Você fala do direito ao aborto e
à contracepção a partir de exemplos de violência. Os Estados, como o espanhol,
são cumplices dos feminicídios?
Esse é um dos argumentos usados
pelas feministas. O exemplo mais claro é a negação dos direitos reprodutivos
mas há muitos outros. Nos Estados Unidos, muitas mulheres negras são agredidas
por seus maridos mas, por serem discriminadas por sua raça pela polícia, não se
atrevem a denunciar; assim, estão desprotegidas e não têm o mesmo acesso que
uma mulher branca tem aos serviços sociais. Há cumplicidade com esse padrão de
dominação masculina. Em outros países, a polícia e os militares reprimem e
assassinam ativistas feministas, como no caso do México e da Guatemala. Se
tratamos de feminicídio, o Estado deve ser considerado como um ator implicado.
O patriarcado está em
decomposição ou há um rearmamento?
Efetivamente, o patriarcado está
em decomposição, se sente ameaçado e isso gera mais violência pois a violência
não é inata ao homem mas, sim, é produzida pelo papel masculino. Os homens
sentem que precisam demonstrar sua virilidade, sobretudo quando se envergonham
ou são pressionados, e a maneira de fazê-lo é por meio de atitudes agressivas.

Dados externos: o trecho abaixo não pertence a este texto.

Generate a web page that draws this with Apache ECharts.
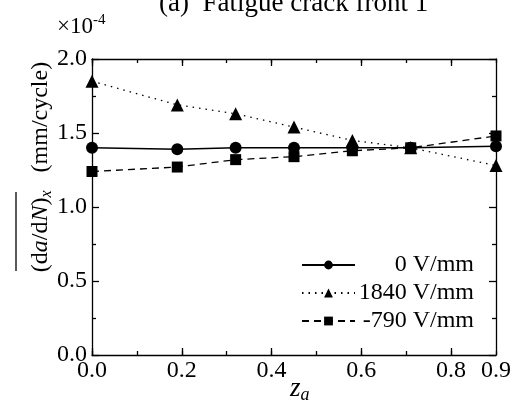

Nunca nos livraremos da violência se não mudarmos a noção de masculinidade
dominante.
No Caso espanhol, existe há
alguns anos um renascimento de grupos de homens machistas organizadas e muito
presentes na Internet. Falam de denúncias falsas e de custódia compartilhada,
um atitude que alguns partidos políticos como “Cuidadanos” têm acolhido.

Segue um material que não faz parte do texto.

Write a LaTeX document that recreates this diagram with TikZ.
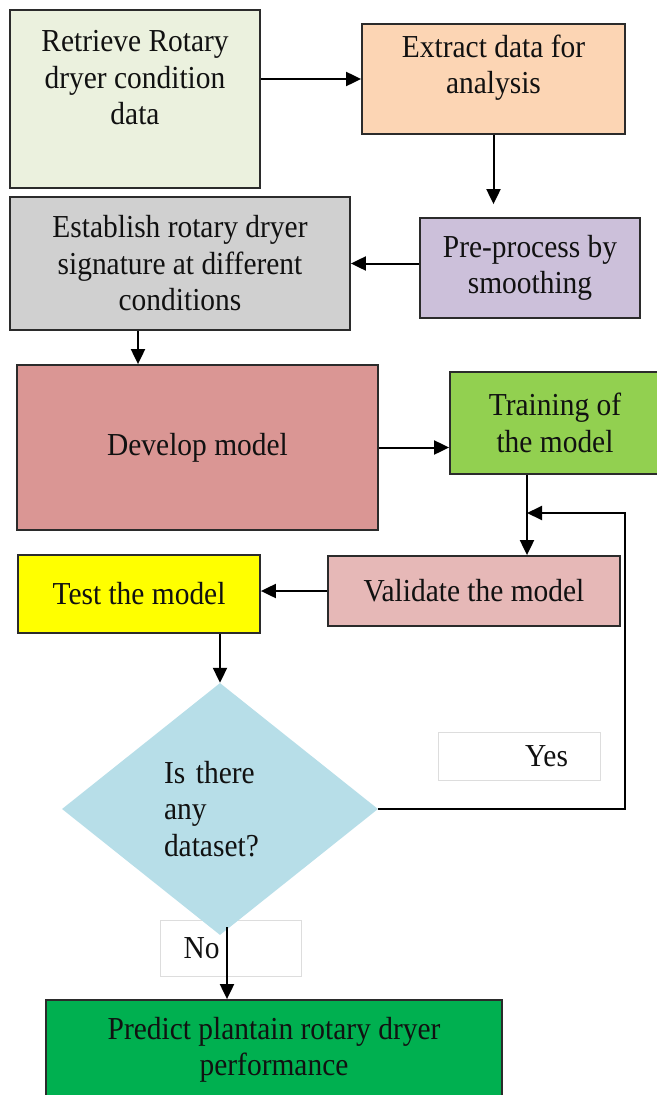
\documentclass[tikz,border=0pt]{standalone}
\usepackage{fontspec}
\setmainfont{Liberation Serif}[FakeStretch=0.92]
\usetikzlibrary{shapes.geometric,arrows.meta,calc}

\definecolor{boxline}{HTML}{2B2B2B}
\definecolor{textc}{HTML}{111111}
\definecolor{tagline}{HTML}{DDDDDD}
\definecolor{retrievec}{HTML}{EBF1DE}
\definecolor{extractc}{HTML}{FCD5B4}
\definecolor{preprocc}{HTML}{CCC0DA}
\definecolor{establishc}{HTML}{D0D0D0}
\definecolor{developc}{HTML}{DA9694}
\definecolor{trainc}{HTML}{92D050}
\definecolor{validc}{HTML}{E6B8B7}
\definecolor{testc}{HTML}{FFFF00}
\definecolor{diamc}{HTML}{B7DEE8}
\definecolor{predictc}{HTML}{00B050}

\begin{document}
\begin{tikzpicture}[x=1pt,y=-1pt,
  main text/.style={text=textc,font=\fontsize{32}{36.5}\selectfont},
  box/.style={main text,draw=boxline,line width=1.8pt,rectangle,inner sep=0pt,align=center},
  tag/.style={main text,draw=tagline,line width=0.6pt,fill=white,inner sep=0pt},
  arr/.style={line width=2pt,draw=black,-{Triangle[length=15pt,width=14pt]}}]

\useasboundingbox (0,0) rectangle (656,1095);

\node at (135,99) [box,fill=retrievec,minimum width=250,minimum height=178] (retrieve) {};
\node at (135,78) [main text,align=center] (retrieveTxt) {Retrieve Rotary\\dryer condition\\data};
\node at (493.5,79) [box,fill=extractc,minimum width=263,minimum height=110] (extract) {};
\node at (493.5,67.5) [main text,align=center] (extractTxt) {Extract data for\\analysis};
\node at (530,268) [box,fill=preprocc,minimum width=220,minimum height=100] (preproc) {Pre-process by\\smoothing};
\node at (180,263.5) [box,fill=establishc,minimum width=340,minimum height=133] (establish) {Establish rotary dryer\\signature at different\\conditions};
\node at (197.5,447.5) [box,fill=developc,minimum width=361,minimum height=165] (develop) {Develop model};
\node at (555,423) [box,fill=trainc,minimum width=210,minimum height=102] (training) {Training of\\the model};
\node at (474,591) [box,fill=validc,minimum width=292,minimum height=70] (validate) {Validate the model};
\node at (139,594) [box,fill=testc,minimum width=242,minimum height=78] (test) {Test the model};

% labels of the decision
\node at (519,756) [tag,minimum width=162,minimum height=48,text width=98,align=right] (yes) {Yes};
\node at (230.5,948) [tag,minimum width=141,minimum height=56,text width=94,align=left] (no) {No};

\node at (220,809) [diamond,main text,fill=diamc,inner sep=0pt,minimum width=316,minimum height=252,text width=112,align=left] (dataset) {Is there\\any\\dataset?};
\node at (274,1050) [box,fill=predictc,minimum width=456,minimum height=100] (predict) {Predict plantain rotary dryer\\performance};

\coordinate (ppIn) at ($(preproc.north -| extract.south)+(0,-13)$);
\coordinate (estOut) at ($(establish.south)+(-42,0)$);
\coordinate (trOut) at ($(training.south)+(-28,0)$);
\coordinate (turn) at (625,513);
\coordinate (join) at (trOut |- turn);
\coordinate (noTop) at ($(dataset.south)+(7,-8)$);

\draw[arr] (retrieve.east |- extract.west) -- (extract.west);
\draw[arr] (extract.south) -- (ppIn);
\draw[arr] (preproc.west |- establish.east) -- (establish.east);
\draw[arr] (estOut) -- (estOut |- develop.north);
\draw[arr] (develop.east) -- (develop.east -| training.west);
\draw[arr] (trOut) -- (trOut |- validate.north);
\draw[arr] (validate.west) -- (validate.west -| test.east);
\draw[arr] (dataset.north |- test.south) -- (dataset.north);
\draw[arr] (dataset.east) -| (turn) -- (join);
\draw[arr] (noTop) -- (noTop |- predict.north);

\end{tikzpicture}
\end{document}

Esses grupos também existem nos
Estados Unidos. É um discurso que se forma em torno da ideia de que os homens
estão discriminados pelas questões de gênero. A estratégia é bastante
previsível. Tenta-se inverter o discurso, virar de ponta cabeça o fato de que
os homens oprimem sistematicamente as mulheres. Eles nos dizem “Não, são os
homens que, na verdade, estão oprimidos pelas mulheres”. É uma tática de abuso
muito comum, um padrão de comportamento bastante típico nos casos de violência.
Mudar a história e não examinar o que eles fazem de errado. Os agressores
sempre fazem o mesmo, apresentando a si mesmos como vítimas.

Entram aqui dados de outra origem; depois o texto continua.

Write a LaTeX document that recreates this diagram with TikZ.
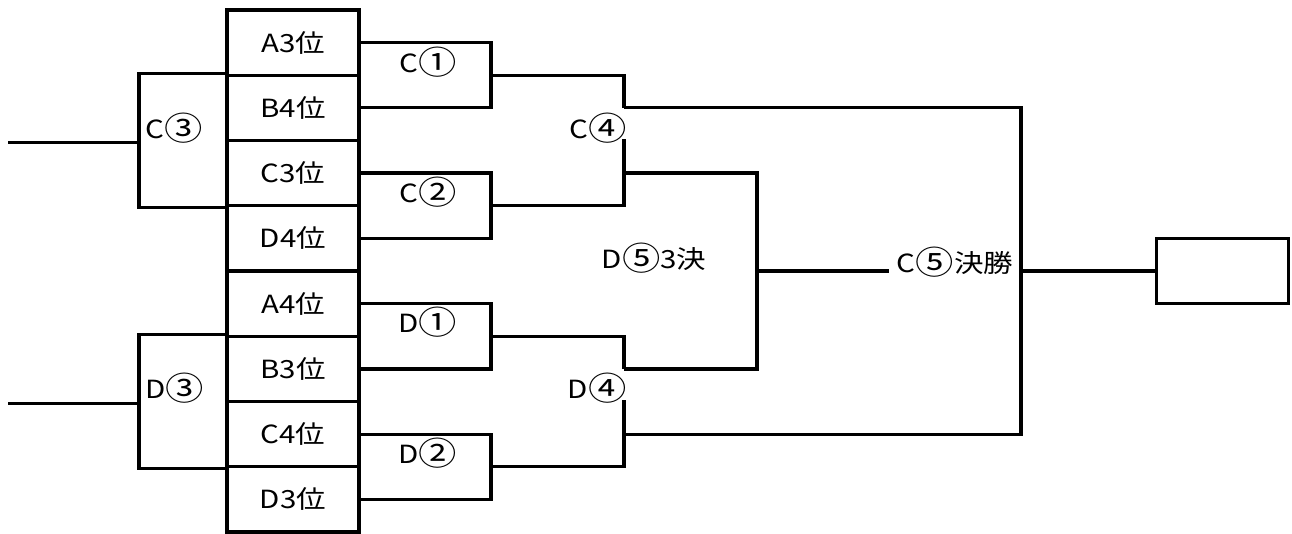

Que vínculo você estabelece entre
o meio e as violências machistas?
Até se olharmos as metáforas mais
básicas, fala-se do abuso, da violação da Terra. No entanto, a Terra é nosso
entorno, o espaço onde vivemos, o que nos sustenta, não podemos viver sem ela.
Mas a realidade é que todos os valores vinculados à masculinidade se estendem à
natureza, como a vontade de controlar tudo. O homem pensa que pode substituir a
Terra, de algum modo. A dominação e a arrogância é algo bastante masculino
porque não podem substituir a Terra, não existe outro planeta. Sendo assim,
acabar com o patriarcado é realmente uma questão de sobrevivência para todas as
pessoas. Diz-se que os seres humanos destroem o seu entorno mas não é verdade;
quem faz isso é o patriarcado capitalista e industrial.
Podemos imaginar um futuro sem
patriarcado?
Claro. De fato, não acredito que
haja um futuro se o patriarcado continuar. Porque o patriarcado basicamente
consiste em destruir tudo que seja origem da vida. E, além disso, é não é algo
que existiu desde sempre, foi inventado faz uns sete mil anos, mas se fez muita
propaganda, como se sempre estivesse ali. Por isso essas palavras são muito
importantes, não só para nomear o que existe mas também para pensar em coisas
novas. Necessitamos de todos esses conceitos e visões para recordarmos que nem
sempre vivemos dessa maneira, que podemos colocar outro futuro em
funcionamento. Isso também vai depender muito de nossa criatividade.